Joe is charged by his shadowy present day employers with disposing of those troublesome individuals that the mob overlords of the future are better off without. One day, Joe's retirement day arrives, wherein he is asked to complete his contracted cycle (his 'loop') and kill his future self. However, things are never as straightforward as they seem, and Joe's older incarnation (Bruce Willis) manages to escape - with potentially cataclysmic consequences.
When we do get the odd gun battle or chase scene, Johnson seems to content himself with hackneyed genre tropes (leather trench coats, hover-bikes etc) rather than attempting to create anything vaguely new or distinct.
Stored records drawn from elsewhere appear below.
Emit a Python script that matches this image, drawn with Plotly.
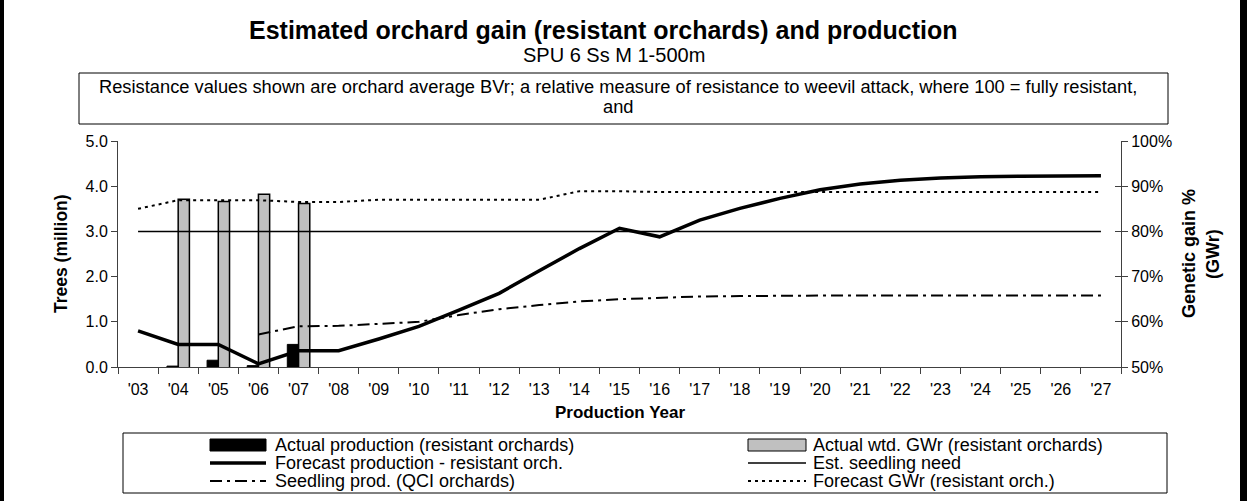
import plotly.graph_objects as go

# ---------------- data ----------------
years = ["'03", "'04", "'05", "'06", "'07", "'08", "'09", "'10", "'11", "'12",
         "'13", "'14", "'15", "'16", "'17", "'18", "'19", "'20", "'21", "'22",
         "'23", "'24", "'25", "'26", "'27"]

actual_prod = [None, 0.02, 0.15, 0.03, 0.50, None, None, None, None, None,
               None, None, None, None, None, None, None, None, None, None,
               None, None, None, None, None]

actual_gwr = [None, 87.1, 86.6, 88.2, 86.2, None, None, None, None, None,
              None, None, None, None, None, None, None, None, None, None,
              None, None, None, None, None]

forecast_prod = [0.80, 0.50, 0.50, 0.07, 0.36, 0.36, 0.62, 0.90, 1.26, 1.63,
                 2.13, 2.62, 3.07, 2.88, 3.25, 3.51, 3.73, 3.92, 4.05, 4.13,
                 4.18, 4.21, 4.22, 4.23, 4.23]

seedling_need = [3.0, 3.0, 3.0, 3.0, 3.0, 3.0, 3.0, 3.0, 3.0, 3.0,
                 3.0, 3.0, 3.0, 3.0, 3.0, 3.0, 3.0, 3.0, 3.0, 3.0,
                 3.0, 3.0, 3.0, 3.0, 3.0]

qci_prod = [None, None, None, 0.72, 0.90, 0.91, 0.95, 1.00, 1.15, 1.28,
            1.37, 1.45, 1.50, 1.53, 1.56, 1.57, 1.58, 1.58, 1.58, 1.58,
            1.58, 1.58, 1.58, 1.58, 1.58]

forecast_gwr = [85.0, 86.9, 86.9, 86.9, 86.5, 86.5, 87.0, 87.0, 87.0, 87.0,
                87.0, 88.9, 88.9, 88.7, 88.7, 88.7, 88.7, 88.7, 88.7, 88.7,
                88.7, 88.7, 88.7, 88.7, 88.7]

legend_names = ["Actual production (resistant orchards)",
                "Actual wtd. GWr (resistant orchards)",
                "Forecast production - resistant orch.",
                "Est. seedling need",
                "Seedling prod. (QCI orchards)",
                "Forecast GWr (resistant orch.)"]

title_text = "Estimated orchard gain (resistant orchards) and production"
subtitle_text = "SPU 6 Ss M 1-500m"
note_line1 = ("Resistance values shown are orchard average BVr; a relative measure of "
              "resistance to weevil attack, where 100 = fully resistant,")
note_line2 = "and"

# ---------------- layout geometry (pixels) ----------------
W, H = 1247, 501
L, R, T, B = 118, 1121, 141, 367
FONT = "Liberation Sans, Arial, sans-serif"
DASHDOT = "12px,5px,3px,5px"
DOT = "3px,4px"


def px(x):
    return (x - L) / (R - L)


def py(y):
    return (B - y) / (B - T)


fig = go.Figure()

# base subplot (right axis): grey bars + forecast GWr
fig.add_trace(go.Bar(x=years, y=actual_gwr, yaxis="y2", name=legend_names[1],
                     width=0.28, offset=0.0,
                     marker=dict(color="#C0C0C0", line=dict(color="black", width=1.5)),
                     showlegend=False))
fig.add_trace(go.Scatter(x=years, y=forecast_gwr, yaxis="y2", mode="lines",
                         name=legend_names[5],
                         line=dict(color="black", width=2, dash=DOT),
                         showlegend=False))
# overlay subplot (left axis)
fig.add_trace(go.Bar(x=years, y=actual_prod, yaxis="y", name=legend_names[0],
                     width=0.28, offset=-0.28,
                     marker=dict(color="black", line=dict(color="black", width=1)),
                     showlegend=False))
fig.add_trace(go.Scatter(x=years, y=seedling_need, yaxis="y", mode="lines",
                         name=legend_names[3],
                         line=dict(color="black", width=1.5), showlegend=False))
fig.add_trace(go.Scatter(x=years, y=qci_prod, yaxis="y", mode="lines",
                         name=legend_names[4],
                         line=dict(color="black", width=2, dash=DASHDOT),
                         showlegend=False))
fig.add_trace(go.Scatter(x=years, y=forecast_prod, yaxis="y", mode="lines",
                         name=legend_names[2],
                         line=dict(color="black", width=3.5), showlegend=False))
# invisible helper trace carrying the inner half of the right-axis cross ticks
fig.add_trace(go.Scatter(x=[years[0]], y=[None], yaxis="y3", mode="lines",
                         showlegend=False, hoverinfo="skip"))

axis_col = "#404040"
fig.update_layout(
    width=W, height=H,
    margin=dict(l=L, r=W - R, t=T, b=H - B),
    paper_bgcolor="white", plot_bgcolor="white",
    font=dict(family=FONT, size=16, color="black"),
    barmode="overlay",
    showlegend=False,
    xaxis=dict(type="category", range=[-0.5, 24.5], tickson="boundaries",
               ticks="outside", ticklen=6, tickcolor=axis_col, showline=True,
               linecolor=axis_col, linewidth=1, showgrid=False, zeroline=False,
               tickfont=dict(size=16), ticklabelstandoff=8),
    yaxis=dict(overlaying="y2", side="left", range=[0, 5], dtick=1, tickformat=".1f",
               ticks="outside", ticklen=6, tickcolor=axis_col, showline=True,
               linecolor=axis_col, linewidth=1, showgrid=False, zeroline=False,
               tickfont=dict(size=16)),
    yaxis2=dict(side="right", anchor="x", range=[50, 100], dtick=10, ticksuffix="%",
                ticks="outside", ticklen=6, tickcolor=axis_col, showline=True,
                linecolor=axis_col, linewidth=1, showgrid=False, zeroline=False,
                tickfont=dict(size=16)),
    yaxis3=dict(overlaying="y2", side="right", anchor="x", range=[50, 100], dtick=10,
                ticks="inside", ticklen=6, tickcolor=axis_col, showline=False,
                showticklabels=False, showgrid=False, zeroline=False),
)

shapes = []
annotations = []


def text(t, x, y, size, xanchor="center", bold=False, angle=0):
    annotations.append(dict(text=("<b>%s</b>" % t) if bold else t,
                            x=px(x), y=py(y), xref="paper", yref="paper",
                            showarrow=False, xanchor=xanchor, yanchor="middle",
                            textangle=angle, font=dict(size=size)))


# titles
text(title_text, 603, 30, 25, bold=True)
text(subtitle_text, 614, 55, 20)

# axis titles
text("Production Year", 620, 412, 17, bold=True)
text("Trees (million)", 61, 254, 17.5, bold=True, angle=-90)
text("Genetic gain %", 1189, 254, 18, bold=True, angle=-90)
text("(GWr)", 1213, 254, 18, bold=True, angle=-90)

# note box
shapes.append(dict(type="rect", xref="paper", yref="paper",
                   x0=px(79), x1=px(1168), y0=py(73), y1=py(124),
                   line=dict(color="black", width=1), fillcolor="white", layer="above"))
text(note_line1, 618, 86, 18.3)
text(note_line2, 618, 106, 18.3)

# manual legend box
shapes.append(dict(type="rect", xref="paper", yref="paper",
                   x0=px(123), x1=px(1167), y0=py(433), y1=py(493),
                   line=dict(color="black", width=1), fillcolor="white"))
rows = [445, 463, 481]
cols = [(210, 266, 273), (748, 806, 811)]
styles = [("rect", "black", "black"), ("rect", "#C0C0C0", "black"),
          ("line", 3.5, "solid"), ("line", 1.5, "solid"),
          ("line", 2, DASHDOT), ("line", 2, DOT)]
for i, name in enumerate(legend_names):
    r, c = divmod(i, 2)
    x0, x1, xt = cols[c]
    yc = rows[r]
    st = styles[i]
    if st[0] == "rect":
        shapes.append(dict(type="rect", xref="paper", yref="paper",
                           x0=px(x0), x1=px(x1), y0=py(yc - 6), y1=py(yc + 6),
                           fillcolor=st[1], line=dict(color=st[2], width=1)))
    else:
        shapes.append(dict(type="line", xref="paper", yref="paper",
                           x0=px(x0), x1=px(x1), y0=py(yc), y1=py(yc),
                           line=dict(color="black", width=st[1], dash=st[2])))
    text(name, xt, yc, 18, xanchor="left")

# outer border strips
shapes.append(dict(type="rect", xref="paper", yref="paper",
                   x0=px(0), x1=px(4), y0=py(0), y1=py(H),
                   fillcolor="black", line=dict(width=0)))
shapes.append(dict(type="rect", xref="paper", yref="paper",
                   x0=px(1240), x1=px(W), y0=py(0), y1=py(H),
                   fillcolor="black", line=dict(width=0)))

fig.update_layout(shapes=shapes, annotations=annotations)
fig.write_html("out.html", config={"displayModeBar": False},
               post_script="document.body.style.margin='0';")
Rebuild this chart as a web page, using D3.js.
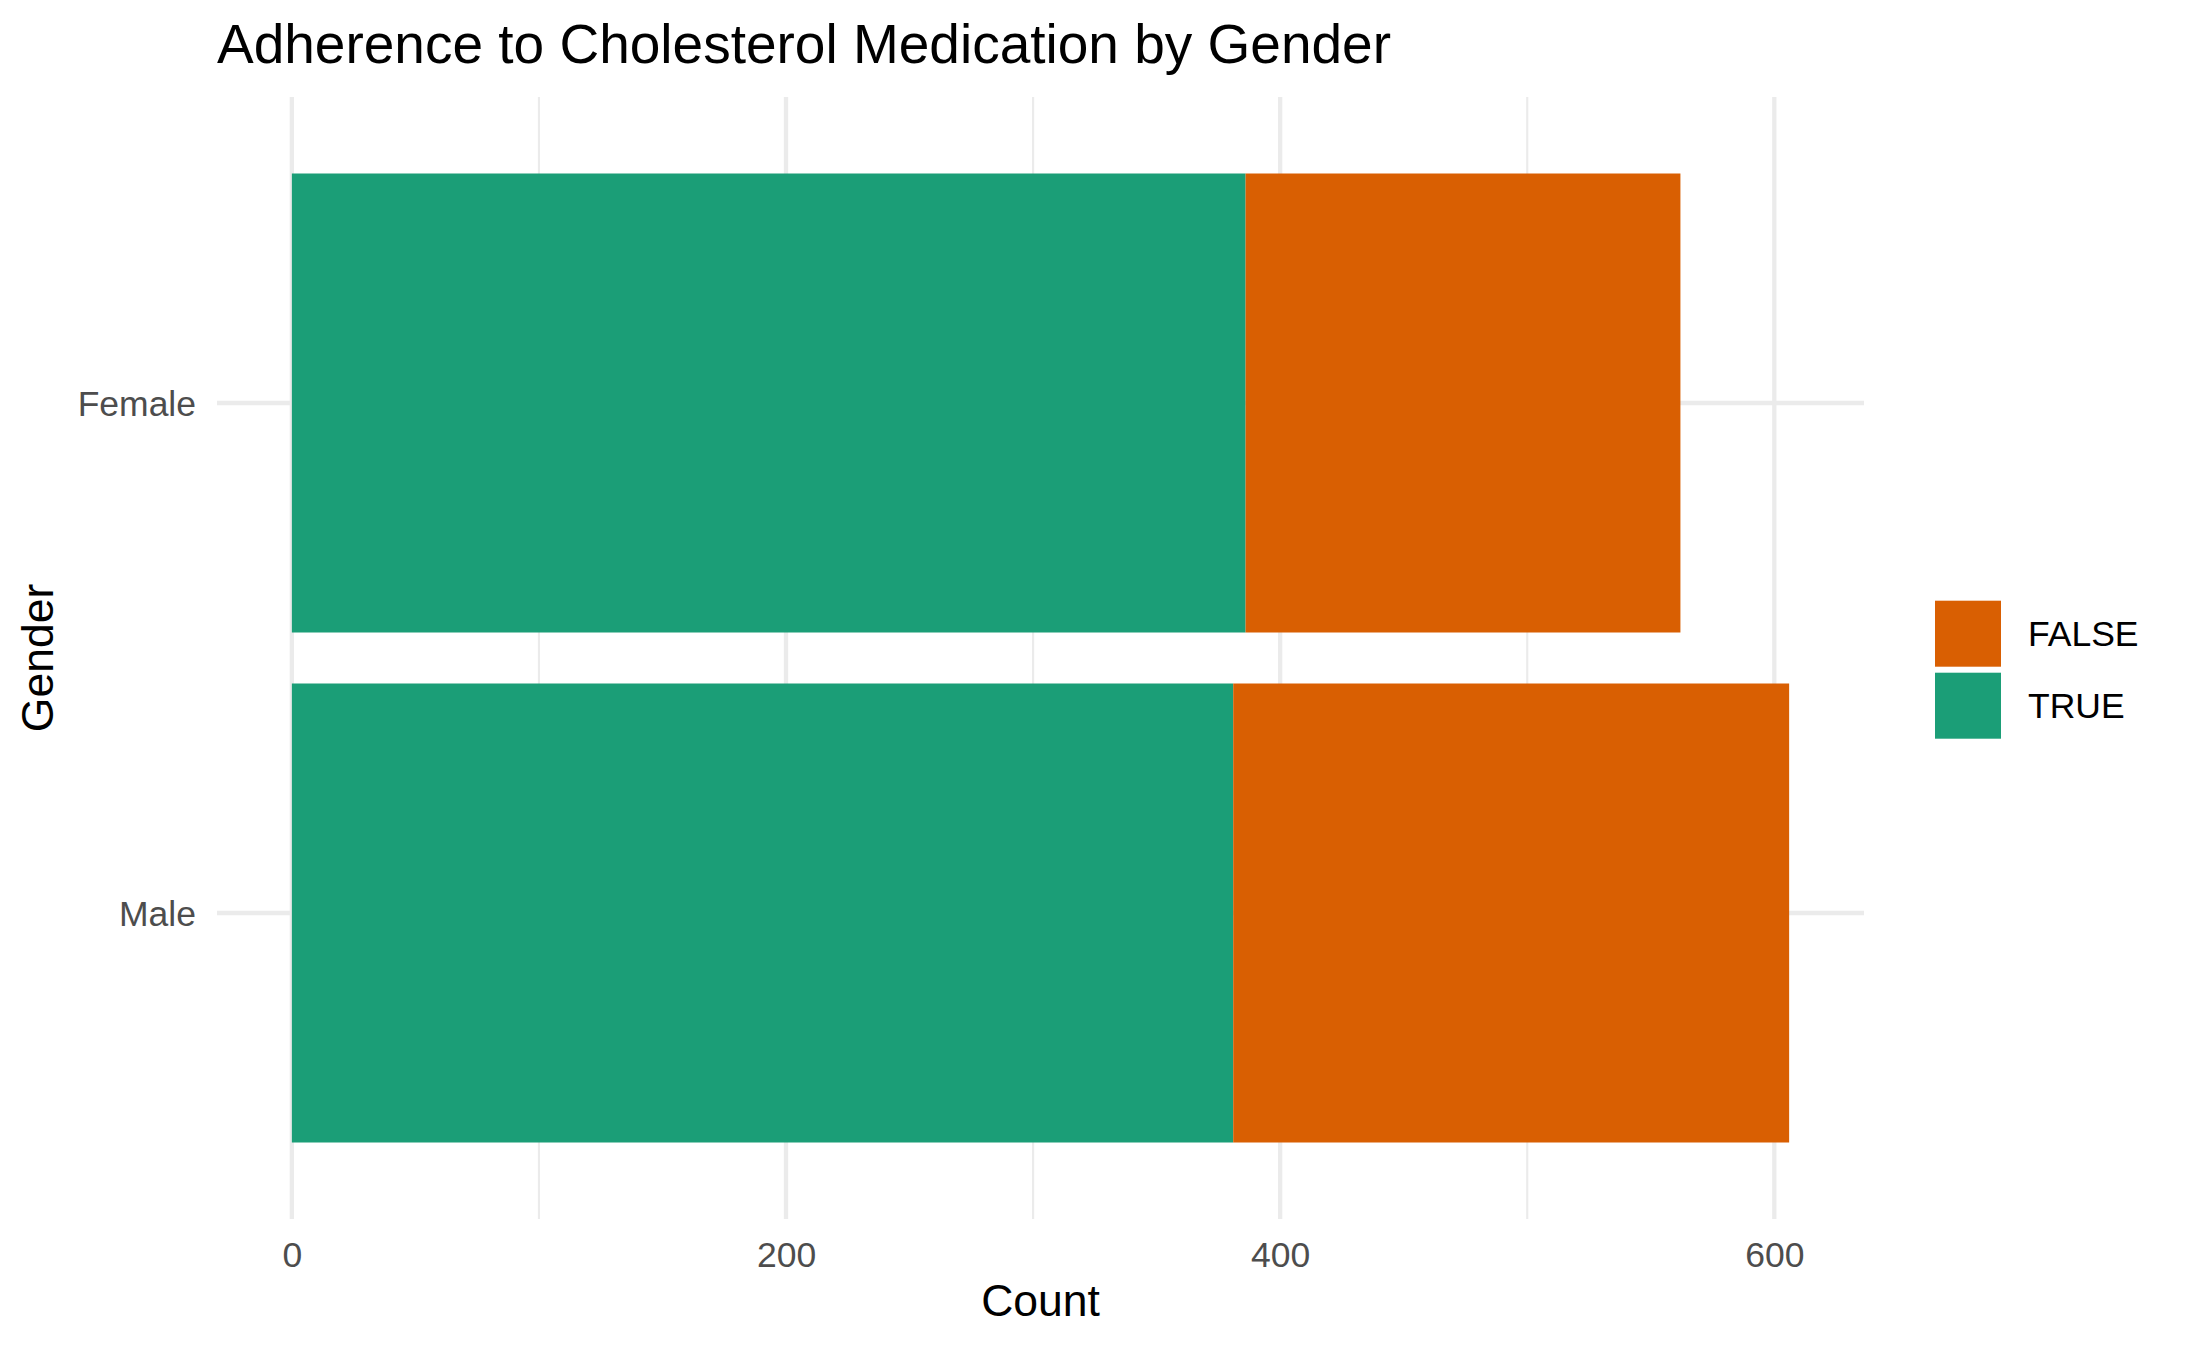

When it eventually comes, the full realisation of the film's second high concept MacGuffin - an extrapolation upon the fact that a minority of the world's population has inexplicably developed telekinetic powers - proves fatal, reducing a potentially potent sci-fi thriller into a bizarre 'demon child' hybrid.
Johnson is regularly touted - it seems - as a director on the cusp of greatness, but here once again fails to build upon the foundations of his ingenious 2005 debut. For all its promise, Looper is a true film of two parts (halves wouldn't be quite accurate in terms of narrative focus) - with the second, ultimately, a jumbled genre-clash of misfires and missteps. After the disappointment of Ridley Scott's patchy Prometheus, it would appear that we're still waiting on 2012's first great American sci-fi.